Skip to main content

How to Add Evaluation Samples by Code When Creating a Run

When creating a run, you can add evaluation samples by inputting or copying/pasting code. This method is suitable for running single samples in bulk and for users who are accustomed to using Playgrounds to test dialogue effects.

Manually Inputting Code​

The code format is JSON compatible with OpenAI's chat messages, including the role and content of the dialogue messages. For example:

{
"role": "system",
"content": "You are a helpful AI assistant."
},
{
"role": "user",
"content": "What is the highest mountain in the world?"
},
{
"role": "assistant",
"content": "Mount Everest."
}

Copying/Pasting Code from Playground​

If you are used to testing dialogue effects using Playgrounds provided by various vendors, you can directly copy the code from the Playground and paste it into the editor when creating a run.

Using OpenAI's Playground as an example, you can go to OpenAI's Playground and switch to Chat mode. Click on the "View Code" button at the top right corner, and in the pop-up window, copy the Python code.
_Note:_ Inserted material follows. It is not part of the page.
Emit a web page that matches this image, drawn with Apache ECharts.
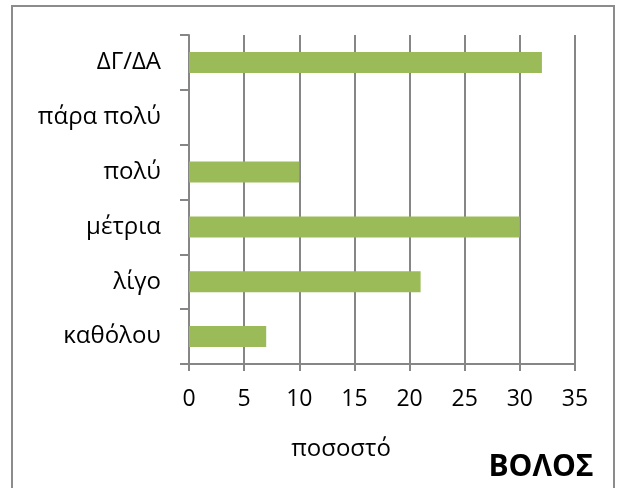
<!DOCTYPE html>
<html>
<head>
<meta charset="utf-8">
<script src="https://cdn.jsdelivr.net/npm/echarts@6/dist/echarts.min.js"></script>
<style>
  html, body { margin: 0; padding: 0; background: #fff; }
  #chart { width: 624px; height: 488px; }
</style>
</head>
<body>
<div id="chart"></div>
<script>
// data
const categories = ['καθόλου', 'λίγο', 'μέτρια', 'πολύ', 'πάρα πολύ', 'ΔΓ/ΔΑ'];
const percentages = [7, 21, 30, 10, null, 32];
const xTicks = [0, 5, 10, 15, 20, 25, 30, 35];

const font = '"Open Sans", "Liberation Sans", sans-serif';
const chart = echarts.init(document.getElementById('chart'));

chart.setOption({
    animation: false,
    backgroundColor: '#ffffff',
    grid: { left: 189, right: 49, top: 35, bottom: 124 },
    graphic: [
        {
            type: 'rect',
            shape: { x: 12, y: 6, width: 602, height: 490 },
            style: { fill: 'none', stroke: '#8c8c8c', lineWidth: 2 },
            silent: true
        },
        {
            type: 'text',
            x: 341,
            y: 449,
            style: { text: 'ποσοστό', font: '24px ' + font, fill: '#000', align: 'center', verticalAlign: 'middle' }
        },
        {
            type: 'text',
            x: 541,
            y: 467,
            style: { text: 'ΒΟΛΟΣ', font: 'bold 30px ' + font, fill: '#000', align: 'center', verticalAlign: 'middle' }
        }
    ],
    xAxis: {
        type: 'value',
        min: xTicks[0],
        max: xTicks[xTicks.length - 1],
        interval: 5,
        axisLine: { show: true, lineStyle: { color: '#868686', width: 2 } },
        axisTick: { show: true, length: 7, lineStyle: { color: '#868686', width: 2 } },
        axisLabel: { margin: 24, fontFamily: font, fontSize: 23, color: '#000' },
        splitLine: { show: true, lineStyle: { color: '#868686', width: 2 } }
    },
    yAxis: {
        type: 'category',
        data: categories,
        axisLine: { show: true, lineStyle: { color: '#868686', width: 2 } },
        axisTick: { show: true, length: 9, lineStyle: { color: '#868686', width: 2 } },
        axisLabel: { margin: 28, fontFamily: font, fontSize: 24, color: '#000' },
        splitLine: { show: false }
    },
    series: [{
        type: 'bar',
        data: percentages,
        barWidth: 21,
        itemStyle: { color: '#9bbb59' },
        silent: true
    }]
});
</script>
</body>
</html>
Paste the copied code into the input box in EvalsOne, then click the "OK" button. The system will automatically parse the source code and complete the sample addition. Next, you can set the number of generation rounds to test the stability of repeated generations for the same dialogue sample.

Notes​

Whether you are inputting or copying/pasting code, if the last message in the dialogue has the role of "assistant," that message will be saved as the ideal answer.